Me in a blue sit-on-top kayak out at sea, wearing a wetsuit that you can hardly see under my pink and black jacket and my orange buoyancy aid.

One thing that I realised – really realised – is that I’m not going to be ready for my FSRT in a month’s time. I still want to do it but there are a few things I need to practice and get comfortable with this summer. I need to capsize and escape in cold water. I have a plan for that – redo the intro to sea kayaking that I did last September. Then maybe do the full day course. Spend some time on the water. Getting hold of a sea kayak and spraydeck is going to be difficult – they’re inherently more dangerous than sit-on-tops which are the ones hire companies hand out much more comfortably. But at least I can hire a sit-on-top regularly. It won’t be the same – you can’t lean very far at all in them because you just fall out but I’d at least like to get used to paddling so that a whole day isn’t too exhausting when I’m ready, and I want to get used to the feeling of the boat rocking and not panicking that I’m going to capsize. I may even join a local club. Paddle clubs are not very welcoming to newcomers: you get a website that’s visibly not been updated for a year or even longer, maybe even designed in the 80s, and/or a Facebook page that’s either private or hasn’t had any updates beyond “we’re thinking about a trip in February”, “we have to cancel the trip?” and “guys, has that trip been cancelled?”, none of which is any help to me to decide whether this club can provide what I want.

Second, I need to get used to cold water and that means open water swimming. There’s a bit of river just down the road that everyone uses in the summer for all sort of boating activities. There’s also plenty of sea. I live near enough to the sea to know its dangers, by the way. I know where the local Blue Tits are and I know where there are lifeguarded bits of sea marked out specifically for swimming. I know where the touristy bits are, where entire families are splashing around with rubber rings (that’s the dangerous bit) and paddleboards and swimming. So that’s what I’m going to do this summer. I’m going to paddle and I’m going to swim. Next winter, I’m going to go to more pool sessions, although maybe not all the way up in Reading, and by spring 2023, I’m going to be ready to take on the FSRT and by next summer, I’ll be a kayaking instructor. I hate to say “I’ll do it next year instead” but I’m not ready and I know it and I’m making plans to become ready.

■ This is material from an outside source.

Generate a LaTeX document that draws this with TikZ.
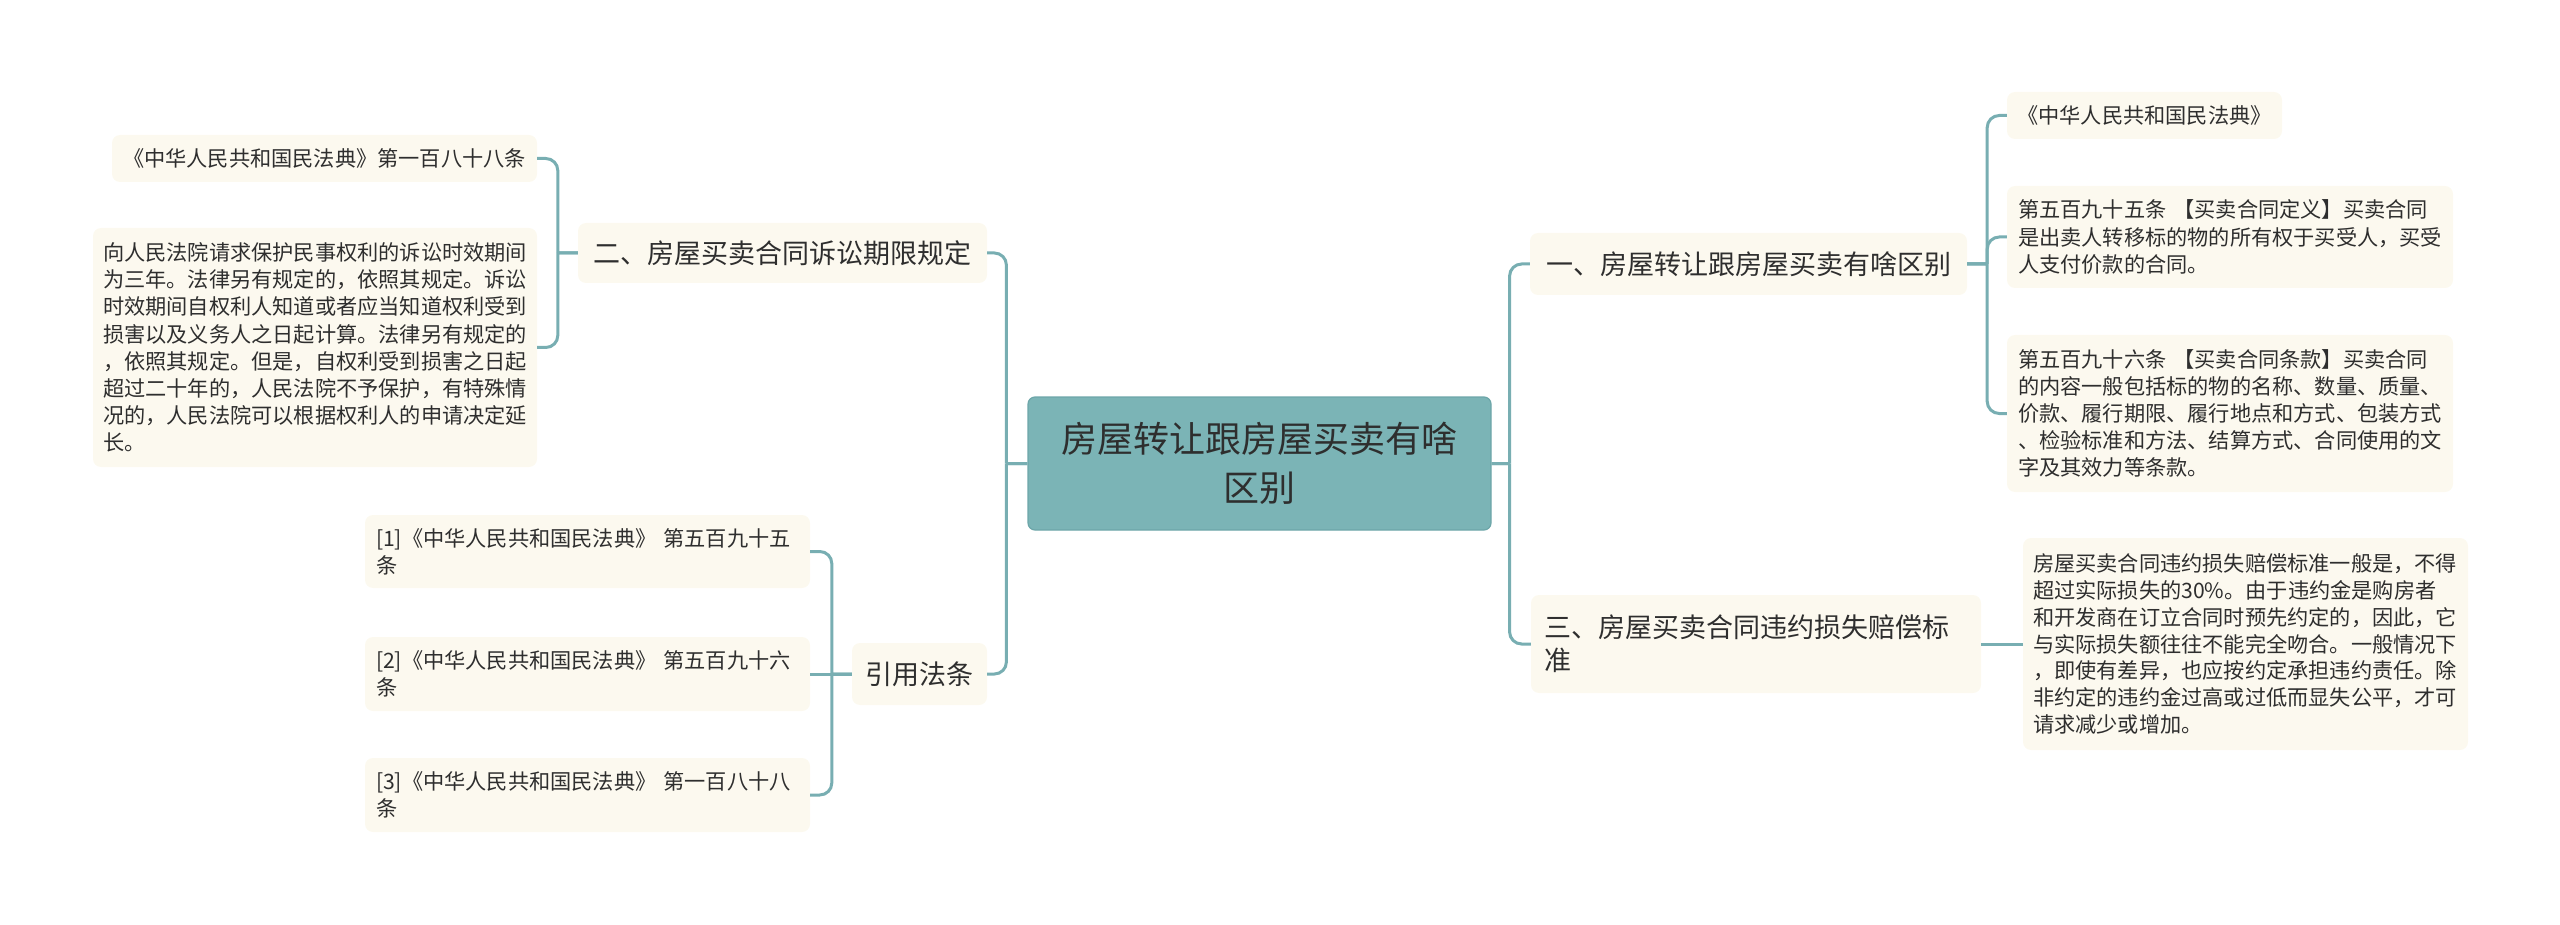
\documentclass[tikz,border=0pt]{standalone}
\usepackage{fontspec}
\setmainfont{Noto Sans CJK SC}
\definecolor{conncol}{HTML}{78AEB2}
\definecolor{rootfill}{HTML}{7BB4B6}
\definecolor{rootdraw}{HTML}{6DA6A9}
\definecolor{leafbg}{HTML}{FCF9EF}
\definecolor{txt}{HTML}{2E2E2E}
\tikzset{
  conn/.style={draw=conncol, line width=3pt},
  rootbox/.style={fill=rootfill, draw=rootdraw, line width=1.2pt, rounded corners=7pt, align=center, text=txt,
     font=\fontsize{36}{49}\selectfont, inner sep=0pt},
  mainbox/.style={fill=leafbg, rounded corners=8pt, text=txt, inner sep=0pt,
     font=\fontsize{27}{33}\selectfont},
  leafbox/.style={fill=leafbg, rounded corners=8pt, text=txt, inner ysep=0pt, align=left,
     font=\fontsize{21.2}{27.2}\selectfont},
}
\begin{document}
\begin{tikzpicture}[x=1pt,y=-1pt]
\useasboundingbox (0,0) rectangle (2560,925);

% root
\node[rootbox, minimum width=463pt, minimum height=133pt] (C) at (1259.5,463.5)
  {房屋转让跟房屋买卖有啥\\区别};

% level 1
\node[mainbox, minimum width=409pt, minimum height=60pt] (L1) at (782.5,253) {二、房屋买卖合同诉讼期限规定};
\node[mainbox, minimum width=135pt, minimum height=62pt] (L2) at (919.5,674) {引用法条};
\node[mainbox, minimum width=437pt, minimum height=62pt] (R1) at (1748.5,264) {一、房屋转让跟房屋买卖有啥区别};
\node[mainbox, minimum width=450pt, minimum height=98pt, inner xsep=13pt, text width=424pt, align=left] (R2) at (1756,644)
  {三、房屋买卖合同违约损失赔偿标\\准};

% leaves of L1
\node[leafbox, minimum width=425pt, minimum height=47pt, inner xsep=0pt, align=center] (L1a) at (324.5,158.5)
  {《中华人民共和国民法典》第一百八十八条};
\node[leafbox, minimum width=444pt, minimum height=239pt, inner xsep=10pt, text width=424pt] (L1b) at (315,347.5)
  {向人民法院请求保护民事权利的诉讼时效期间\\
   为三年。法律另有规定的，依照其规定。诉讼\\
   时效期间自权利人知道或者应当知道权利受到\\
   损害以及义务人之日起计算。法律另有规定的\\
   ，依照其规定。但是，自权利受到损害之日起\\
   超过二十年的，人民法院不予保护，有特殊情\\
   况的，人民法院可以根据权利人的申请决定延\\
   长。};

% leaves of L2
\node[leafbox, minimum width=445pt, minimum height=73pt, inner xsep=11pt, text width=423pt] (L2a) at (587.5,551.5)
  {[1]《中华人民共和国民法典》 第五百九十五\\条};
\node[leafbox, minimum width=445pt, minimum height=74pt, inner xsep=11pt, text width=423pt] (L2b) at (587.5,674)
  {[2]《中华人民共和国民法典》 第五百九十六\\条};
\node[leafbox, minimum width=445pt, minimum height=74pt, inner xsep=11pt, text width=423pt] (L2c) at (587.5,795)
  {[3]《中华人民共和国民法典》 第一百八十八\\条};

% leaves of R1
\node[leafbox, minimum width=275pt, minimum height=47pt, inner xsep=0pt, align=center] (R1a) at (2144.5,115.5)
  {《中华人民共和国民法典》};
\node[leafbox, minimum width=446pt, minimum height=102pt, inner xsep=11pt, text width=424pt] (R1b) at (2230,237)
  {第五百九十五条 【买卖合同定义】买卖合同\\
   是出卖人转移标的物的所有权于买受人，买受\\
   人支付价款的合同。};
\node[leafbox, minimum width=446pt, minimum height=157pt, inner xsep=11pt, text width=424pt] (R1c) at (2230,413.5)
  {第五百九十六条 【买卖合同条款】买卖合同\\
   的内容一般包括标的物的名称、数量、质量、\\
   价款、履行期限、履行地点和方式、包装方式\\
   、检验标准和方法、结算方式、合同使用的文\\
   字及其效力等条款。};

% leaf of R2
\node[leafbox, minimum width=445pt, minimum height=212pt, inner xsep=10pt, text width=425pt,
      font=\fontsize{21.2}{26.7}\selectfont] (R2a) at (2245.5,644)
  {房屋买卖合同违约损失赔偿标准一般是，不得\\
   超过实际损失的30\%。由于违约金是购房者\\
   和开发商在订立合同时预先约定的，因此，它\\
   与实际损失额往往不能完全吻合。一般情况下\\
   ，即使有差异，也应按约定承担违约责任。除\\
   非约定的违约金过高或过低而显失公平，才可\\
   请求减少或增加。};

% connectors root
\draw[conn] (C.west) -- ++(-21,0) ++(0,0) [rounded corners=12] |- (L1.east);
\draw[conn] (C.west) -- ++(-21,0) ++(0,0) [rounded corners=12] |- (L2.east);
\draw[conn] (C.east) -- ++(18,0) ++(0,0) [rounded corners=12] |- (R1.west);
\draw[conn] (C.east) -- ++(18,0) ++(0,0) [rounded corners=12] |- (R2.west);

% connectors L1
\draw[conn] (L1.west) -- ++(-20,0) ++(0,0) [rounded corners=12] |- (L1a.east);
\draw[conn] (L1.west) -- ++(-20,0) ++(0,0) [rounded corners=12] |- (L1b.east);
% connectors L2
\draw[conn] (L2.west) -- ++(-20,0) ++(0,0) [rounded corners=12] |- (L2a.east);
\draw[conn] (L2.west) -- (L2b.east);
\draw[conn] (L2.west) -- ++(-20,0) ++(0,0) [rounded corners=12] |- (L2c.east);
% connectors R1
\draw[conn] (R1.east) -- ++(20,0) ++(0,0) [rounded corners=12] |- (R1a.west);
\draw[conn] (R1.east) -- ++(20,0) ++(0,0) [rounded corners=12] |- (R1b.west);
\draw[conn] (R1.east) -- ++(20,0) ++(0,0) [rounded corners=12] |- (R1c.west);
% connector R2
\draw[conn] (R2.east) -- (R2a.west);
\end{tikzpicture}
\end{document}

Me in another kayak out at sea, this time a two-person with my partner sitting behind me. We're both wearing red jackets and buoyancy aids and white helmets. The camera is splattered with water droplets.

So that’s the plans I should have been making for 2022, ready to announce to you all that way back and ready for me to work on but life doesn’t naturally fall into logical 1st Jan – 31st Dec logic and sometimes it takes until an activity in March for you to realise what you’re going to be working on. I’ll blog it, it can become the Road to Kayak Instructoring, or something like that and then you can follow along and maybe people who are considering the same thing might find my journey useful to their journey – although I expect there’s not a soul out there considering paddlesport instructing while simultaneously being too scared of the water to be able to capsize.